It’s exciting when children get their first teeth at just a few months old. The tiny pearly whites poking through the bottom gums are just the beginning of what’s to come. Taking care of these teeth is essential to your child’s health and well-being. You wouldn’t think that something so small could make such a difference in your child’s life, but it’s huge.
Here’s what you need to know about your child’s teeth and how to care for them.
Did You Know These 7 Facts About Your Child’s Teeth?
You should start brushing your kids’ teeth immediately.
Developing this habit early on is key to helping kids maintain good oral hygiene for the rest of their lives. This is essential since 42 percent of kids age two to 11 experience tooth decay, and it’s the number one chronic infectious disease among children in the U.S.
Get a soft-bristled baby toothbrush and run it along with the teeth. Until age two, you can use a tiny smear of toothpaste about the size of a grain of rice or no toothpaste at all to remove bacteria and food. After age two, increase the size of toothpaste smear to a pea.
Kids (and adults) should brush their teeth for at least two minutes, twice per day.
The American Dental Association recommends at least two minutes of teeth brushing daily to ensure that every surface of teeth receives a good cleaning. To help kids meet this two-minute minimum, you can purchase a fun timer for them to use. This makes brushing teeth enjoyable and encourages good habits.
A child should see a dentist by the time they turn one.
It’s generally recommended that you schedule your child’s first dental visit within six months after the first tooth appears, and no later than your child’s first birthday. This is important for two reasons: It lets the dentist check for any problems with the teeth and it helps your child become comfortable with dental visits from a young age. It’s also a great time for parents to ask as many questions as they like about good dental hygiene.
Kids need to floss too.
Research shows that just 30 percent of the population floss their teeth daily, so it’s easy to skip this step in both your routine and your child’s. However, kids need to floss just as much as parents do. Their sensitive little teeth are prone to decay, especially if they don’t have a regulated diet, and it’s essential that they floss bits of food and sugar out of the crevices.
Flossing can be difficult for children to master, so you’ll likely have to help them at the beginning. It can also be helpful to give them flosser tools that are easier to manage than string floss.
Kids should not be drinking soda and other sugary drinks, especially before the age of five.
Modern research indicates that everyone, especially children, should cut back on sugar intake. Some of the most dangerous sugary substances are sodas and juices, which contain more sugar than most people realize.
The American Heart Association asserts that kids and teens should drink fewer than 8 oz of a sugar-sweetened beverage per week. That’s less than one can of soda.
Surprisingly, milk contains a lot of sugar as well. Because those five and under tend to drink a lot of milk, their teeth are exposed to a lot of sugar. Minimizing additionally sugary drinks will significantly reduce tooth decay in kids.

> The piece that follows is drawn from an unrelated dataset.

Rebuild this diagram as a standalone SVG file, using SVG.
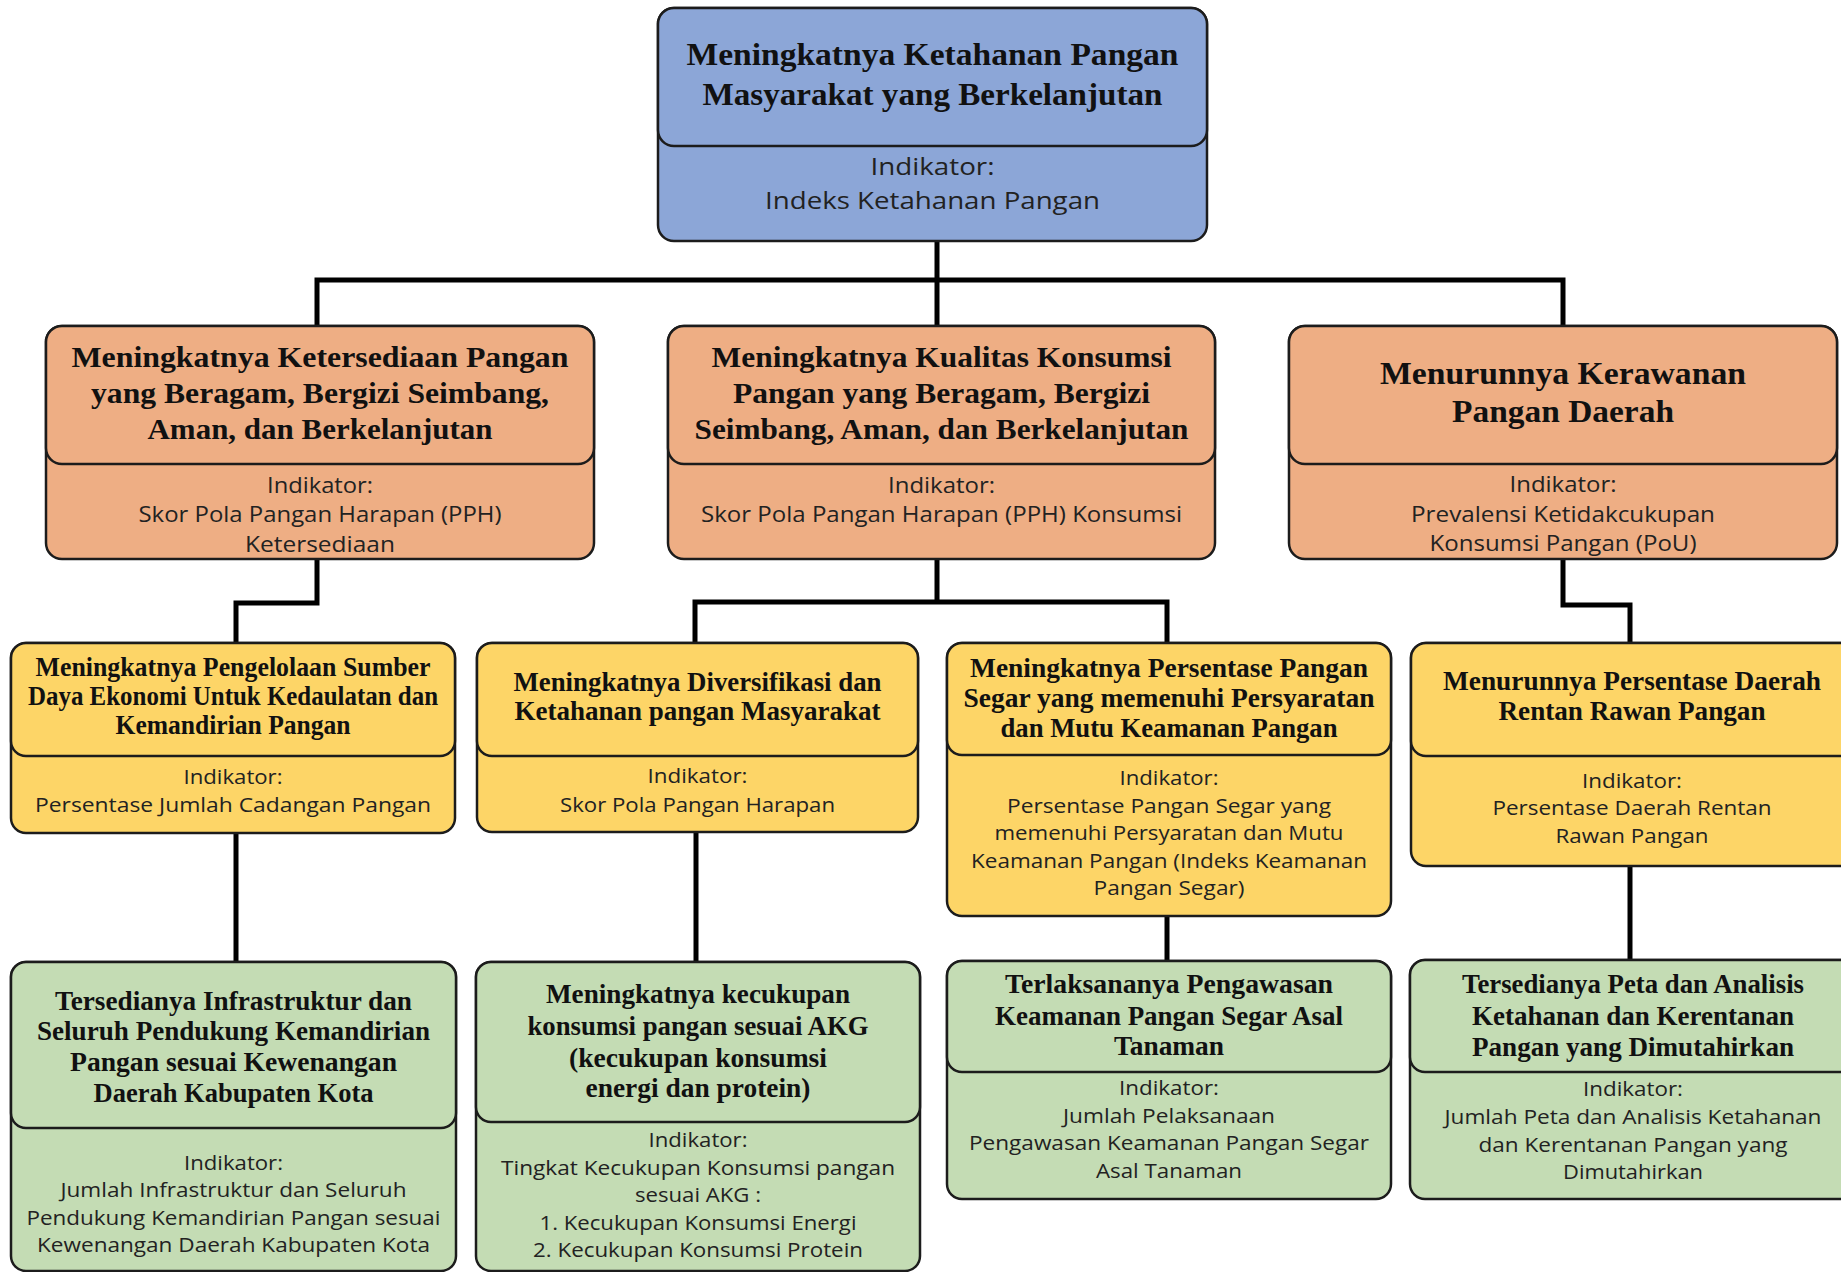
<svg xmlns="http://www.w3.org/2000/svg" width="1841" height="1272" viewBox="0 0 1841 1272">
<style>
.bg{fill:#ffffff}
.box{stroke:#1c1c1c;stroke-width:2.5}
.blue{fill:#8CA6D7}
.orange{fill:#EEAE84}
.yellow{fill:#FDD567}
.green{fill:#C4DCB4}
.t{font-family:"Liberation Serif","DejaVu Serif",serif;font-weight:bold;fill:#111111;text-anchor:middle}
.b{font-family:"Open Sans","Noto Sans","Liberation Sans",sans-serif;fill:#222222;text-anchor:middle}
.t31{font-size:31px}.t30{font-size:30px}.t32{font-size:32px}.t27{font-size:27px}
.b24{font-size:24px}.b21{font-size:21px}.b20{font-size:20px}
.conn{fill:none;stroke:#000000;stroke-width:5;stroke-linejoin:miter;stroke-linecap:butt}
</style>
<rect class="bg" x="0" y="0" width="1841" height="1272"/>

<g id="connectors">
<path class="conn" d="M937,241 V326 M317,326 V280 H1563 V326"/>
<path class="conn" d="M317,559 V603 H236 V643"/>
<path class="conn" d="M937,559 V602 M695,643 V602 H1167 V643"/>
<path class="conn" d="M1563,559 V605 H1630 V643"/>
<path class="conn" d="M236,833 V962"/>
<path class="conn" d="M696,832 V962"/>
<path class="conn" d="M1167,916 V961"/>
<path class="conn" d="M1630,866 V960"/>
</g>

<g id="node-top">
<rect class="box blue" x="658" y="8" width="549" height="233" rx="16"/>
<rect class="box blue" x="658" y="8" width="549" height="138" rx="16"/>
<text class="t t31" x="932.5" y="65" textLength="492" lengthAdjust="spacingAndGlyphs">Meningkatnya Ketahanan Pangan</text>
<text class="t t31" x="932.5" y="105" textLength="460" lengthAdjust="spacingAndGlyphs">Masyarakat yang Berkelanjutan</text>
<text class="b b24" x="932.5" y="175" textLength="124" lengthAdjust="spacingAndGlyphs">Indikator:</text>
<text class="b b24" x="932.5" y="209" textLength="335" lengthAdjust="spacingAndGlyphs">Indeks Ketahanan Pangan</text>
</g>

<g id="node-l2-ketersediaan">
<rect class="box orange" x="46" y="326" width="548" height="233" rx="16"/>
<rect class="box orange" x="46" y="326" width="548" height="138" rx="16"/>
<text class="t t30" x="320" y="367" textLength="497" lengthAdjust="spacingAndGlyphs">Meningkatnya Ketersediaan Pangan</text>
<text class="t t30" x="320" y="403" textLength="458" lengthAdjust="spacingAndGlyphs">yang Beragam, Bergizi Seimbang,</text>
<text class="t t30" x="320" y="439" textLength="345" lengthAdjust="spacingAndGlyphs">Aman, dan Berkelanjutan</text>
<text class="b b21" x="320" y="493" textLength="106" lengthAdjust="spacingAndGlyphs">Indikator:</text>
<text class="b b21" x="320" y="522" textLength="363" lengthAdjust="spacingAndGlyphs">Skor Pola Pangan Harapan (PPH)</text>
<text class="b b21" x="320" y="552" textLength="150" lengthAdjust="spacingAndGlyphs">Ketersediaan</text>
</g>

<g id="node-l2-konsumsi">
<rect class="box orange" x="668" y="326" width="547" height="233" rx="16"/>
<rect class="box orange" x="668" y="326" width="547" height="138" rx="16"/>
<text class="t t30" x="941.5" y="367" textLength="460" lengthAdjust="spacingAndGlyphs">Meningkatnya Kualitas Konsumsi</text>
<text class="t t30" x="941.5" y="403" textLength="417" lengthAdjust="spacingAndGlyphs">Pangan yang Beragam, Bergizi</text>
<text class="t t30" x="941.5" y="439" textLength="494" lengthAdjust="spacingAndGlyphs">Seimbang, Aman, dan Berkelanjutan</text>
<text class="b b21" x="941.5" y="493" textLength="107" lengthAdjust="spacingAndGlyphs">Indikator:</text>
<text class="b b21" x="941.5" y="522" textLength="481" lengthAdjust="spacingAndGlyphs">Skor Pola Pangan Harapan (PPH) Konsumsi</text>
</g>

<g id="node-l2-kerawanan">
<rect class="box orange" x="1289" y="326" width="548" height="233" rx="16"/>
<rect class="box orange" x="1289" y="326" width="548" height="138" rx="16"/>
<text class="t t32" x="1563" y="384" textLength="366" lengthAdjust="spacingAndGlyphs">Menurunnya Kerawanan</text>
<text class="t t32" x="1563" y="422" textLength="222" lengthAdjust="spacingAndGlyphs">Pangan Daerah</text>
<text class="b b21" x="1563" y="492" textLength="107" lengthAdjust="spacingAndGlyphs">Indikator:</text>
<text class="b b21" x="1563" y="522" textLength="304" lengthAdjust="spacingAndGlyphs">Prevalensi Ketidakcukupan</text>
<text class="b b21" x="1563" y="551" textLength="267" lengthAdjust="spacingAndGlyphs">Konsumsi Pangan (PoU)</text>
</g>

<g id="node-y1">
<rect class="box yellow" x="11" y="643" width="444" height="190" rx="15"/>
<rect class="box yellow" x="11" y="643" width="444" height="113" rx="15"/>
<text class="t t27" x="233" y="676" textLength="395" lengthAdjust="spacingAndGlyphs">Meningkatnya Pengelolaan Sumber</text>
<text class="t t27" x="233" y="705" textLength="410" lengthAdjust="spacingAndGlyphs">Daya Ekonomi Untuk Kedaulatan dan</text>
<text class="t t27" x="233" y="734" textLength="235" lengthAdjust="spacingAndGlyphs">Kemandirian Pangan</text>
<text class="b b20" x="233" y="784" textLength="99" lengthAdjust="spacingAndGlyphs">Indikator:</text>
<text class="b b20" x="233" y="812" textLength="396" lengthAdjust="spacingAndGlyphs">Persentase Jumlah Cadangan Pangan</text>
</g>

<g id="node-y2">
<rect class="box yellow" x="477" y="643" width="441" height="189" rx="15"/>
<rect class="box yellow" x="477" y="643" width="441" height="113" rx="15"/>
<text class="t t27" x="697.5" y="691" textLength="368" lengthAdjust="spacingAndGlyphs">Meningkatnya Diversifikasi dan</text>
<text class="t t27" x="697.5" y="720" textLength="366" lengthAdjust="spacingAndGlyphs">Ketahanan pangan Masyarakat</text>
<text class="b b20" x="697.5" y="783" textLength="100" lengthAdjust="spacingAndGlyphs">Indikator:</text>
<text class="b b20" x="697.5" y="812" textLength="275" lengthAdjust="spacingAndGlyphs">Skor Pola Pangan Harapan</text>
</g>

<g id="node-y3">
<rect class="box yellow" x="947" y="643" width="444" height="273" rx="15"/>
<rect class="box yellow" x="947" y="643" width="444" height="112" rx="15"/>
<text class="t t27" x="1169" y="677" textLength="398" lengthAdjust="spacingAndGlyphs">Meningkatnya Persentase Pangan</text>
<text class="t t27" x="1169" y="707" textLength="411" lengthAdjust="spacingAndGlyphs">Segar yang memenuhi Persyaratan</text>
<text class="t t27" x="1169" y="737" textLength="337" lengthAdjust="spacingAndGlyphs">dan Mutu Keamanan Pangan</text>
<text class="b b20" x="1169" y="785" textLength="99" lengthAdjust="spacingAndGlyphs">Indikator:</text>
<text class="b b20" x="1169" y="813" textLength="324" lengthAdjust="spacingAndGlyphs">Persentase Pangan Segar yang</text>
<text class="b b20" x="1169" y="840" textLength="349" lengthAdjust="spacingAndGlyphs">memenuhi Persyaratan dan Mutu</text>
<text class="b b20" x="1169" y="868" textLength="396" lengthAdjust="spacingAndGlyphs">Keamanan Pangan (Indeks Keamanan</text>
<text class="b b20" x="1169" y="895" textLength="151" lengthAdjust="spacingAndGlyphs">Pangan Segar)</text>
</g>

<g id="node-y4">
<rect class="box yellow" x="1411" y="643" width="444" height="223" rx="15"/>
<rect class="box yellow" x="1411" y="643" width="444" height="113" rx="15"/>
<text class="t t27" x="1632" y="690" textLength="378" lengthAdjust="spacingAndGlyphs">Menurunnya Persentase Daerah</text>
<text class="t t27" x="1632" y="720" textLength="267" lengthAdjust="spacingAndGlyphs">Rentan Rawan Pangan</text>
<text class="b b20" x="1632" y="788" textLength="100" lengthAdjust="spacingAndGlyphs">Indikator:</text>
<text class="b b20" x="1632" y="815" textLength="279" lengthAdjust="spacingAndGlyphs">Persentase Daerah Rentan</text>
<text class="b b20" x="1632" y="843" textLength="153" lengthAdjust="spacingAndGlyphs">Rawan Pangan</text>
</g>

<g id="node-g1">
<rect class="box green" x="11" y="962" width="445" height="309" rx="15"/>
<rect class="box green" x="11" y="962" width="445" height="166" rx="15"/>
<text class="t t27" x="233.5" y="1010" textLength="357" lengthAdjust="spacingAndGlyphs">Tersedianya Infrastruktur dan</text>
<text class="t t27" x="233.5" y="1040" textLength="393" lengthAdjust="spacingAndGlyphs">Seluruh Pendukung Kemandirian</text>
<text class="t t27" x="233.5" y="1071" textLength="327" lengthAdjust="spacingAndGlyphs">Pangan sesuai Kewenangan</text>
<text class="t t27" x="233.5" y="1102" textLength="280" lengthAdjust="spacingAndGlyphs">Daerah Kabupaten Kota</text>
<text class="b b20" x="233.5" y="1170" textLength="99" lengthAdjust="spacingAndGlyphs">Indikator:</text>
<text class="b b20" x="233.5" y="1197" textLength="346" lengthAdjust="spacingAndGlyphs">Jumlah Infrastruktur dan Seluruh</text>
<text class="b b20" x="233.5" y="1225" textLength="414" lengthAdjust="spacingAndGlyphs">Pendukung Kemandirian Pangan sesuai</text>
<text class="b b20" x="233.5" y="1252" textLength="393" lengthAdjust="spacingAndGlyphs">Kewenangan Daerah Kabupaten Kota</text>
</g>

<g id="node-g2">
<rect class="box green" x="476" y="962" width="444" height="309" rx="15"/>
<rect class="box green" x="476" y="962" width="444" height="160" rx="15"/>
<text class="t t27" x="698" y="1003" textLength="304" lengthAdjust="spacingAndGlyphs">Meningkatnya kecukupan</text>
<text class="t t27" x="698" y="1035" textLength="341" lengthAdjust="spacingAndGlyphs">konsumsi pangan sesuai AKG</text>
<text class="t t27" x="698" y="1067" textLength="258" lengthAdjust="spacingAndGlyphs">(kecukupan konsumsi</text>
<text class="t t27" x="698" y="1097" textLength="225" lengthAdjust="spacingAndGlyphs">energi dan protein)</text>
<text class="b b20" x="698" y="1147" textLength="99" lengthAdjust="spacingAndGlyphs">Indikator:</text>
<text class="b b20" x="698" y="1175" textLength="394" lengthAdjust="spacingAndGlyphs">Tingkat Kecukupan Konsumsi pangan</text>
<text class="b b20" x="698" y="1202" textLength="126" lengthAdjust="spacingAndGlyphs">sesuai AKG :</text>
<text class="b b20" x="698" y="1230" textLength="317" lengthAdjust="spacingAndGlyphs">1. Kecukupan Konsumsi Energi</text>
<text class="b b20" x="698" y="1257" textLength="330" lengthAdjust="spacingAndGlyphs">2. Kecukupan Konsumsi Protein</text>
</g>

<g id="node-g3">
<rect class="box green" x="947" y="961" width="444" height="238" rx="15"/>
<rect class="box green" x="947" y="961" width="444" height="111" rx="15"/>
<text class="t t27" x="1169" y="993" textLength="328" lengthAdjust="spacingAndGlyphs">Terlaksananya Pengawasan</text>
<text class="t t27" x="1169" y="1025" textLength="348" lengthAdjust="spacingAndGlyphs">Keamanan Pangan Segar Asal</text>
<text class="t t27" x="1169" y="1055" textLength="110" lengthAdjust="spacingAndGlyphs">Tanaman</text>
<text class="b b20" x="1169" y="1095" textLength="100" lengthAdjust="spacingAndGlyphs">Indikator:</text>
<text class="b b20" x="1169" y="1123" textLength="212" lengthAdjust="spacingAndGlyphs">Jumlah Pelaksanaan</text>
<text class="b b20" x="1169" y="1150" textLength="400" lengthAdjust="spacingAndGlyphs">Pengawasan Keamanan Pangan Segar</text>
<text class="b b20" x="1169" y="1178" textLength="146" lengthAdjust="spacingAndGlyphs">Asal Tanaman</text>
</g>

<g id="node-g4">
<rect class="box green" x="1410" y="960" width="445" height="239" rx="15"/>
<rect class="box green" x="1410" y="960" width="445" height="112" rx="15"/>
<text class="t t27" x="1633" y="993" textLength="342" lengthAdjust="spacingAndGlyphs">Tersedianya Peta dan Analisis</text>
<text class="t t27" x="1633" y="1025" textLength="322" lengthAdjust="spacingAndGlyphs">Ketahanan dan Kerentanan</text>
<text class="t t27" x="1633" y="1056" textLength="322" lengthAdjust="spacingAndGlyphs">Pangan yang Dimutahirkan</text>
<text class="b b20" x="1633" y="1096" textLength="100" lengthAdjust="spacingAndGlyphs">Indikator:</text>
<text class="b b20" x="1633" y="1124" textLength="377" lengthAdjust="spacingAndGlyphs">Jumlah Peta dan Analisis Ketahanan</text>
<text class="b b20" x="1633" y="1152" textLength="309" lengthAdjust="spacingAndGlyphs">dan Kerentanan Pangan yang</text>
<text class="b b20" x="1633" y="1179" textLength="140" lengthAdjust="spacingAndGlyphs">Dimutahirkan</text>
</g>
</svg>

Pacifiers and thumb sucking can lead to orthodontic issues.
Addictions to thumb sucking and pacifiers plague many parents who don’t want their children to grow up with these bad habits. Most importantly, these bad habits can affect dental health. Pediatric dentists encourage parents to eliminate pacifier use before the age of 4 to avoid dental problems, but pacifier use should be limited by the age of two.
Parents should also help their children stop thumb sucking. The best thing to do is to stop it before the habit forms. It may be cute to see your six-month-old son sucking on his thumb, but if you don’t diligently stop it from this young age, it will lead to negative consequences later.
Untreated dental decay can be deadly.
Oftentimes, despite our best efforts as parents, our kids still get cavities. This is not a huge deal, as dentists can treat cavities and preserve teeth at any age. However, if you don’t treat cavities, it can lead to a systemic infection that could be deadly.
Take care of any dental need before it becomes serious. It’s frightening and expensive to have your child in the hospital for a dental emergency, and good hygiene habits and regular dental treatment can prevent that problem altogether.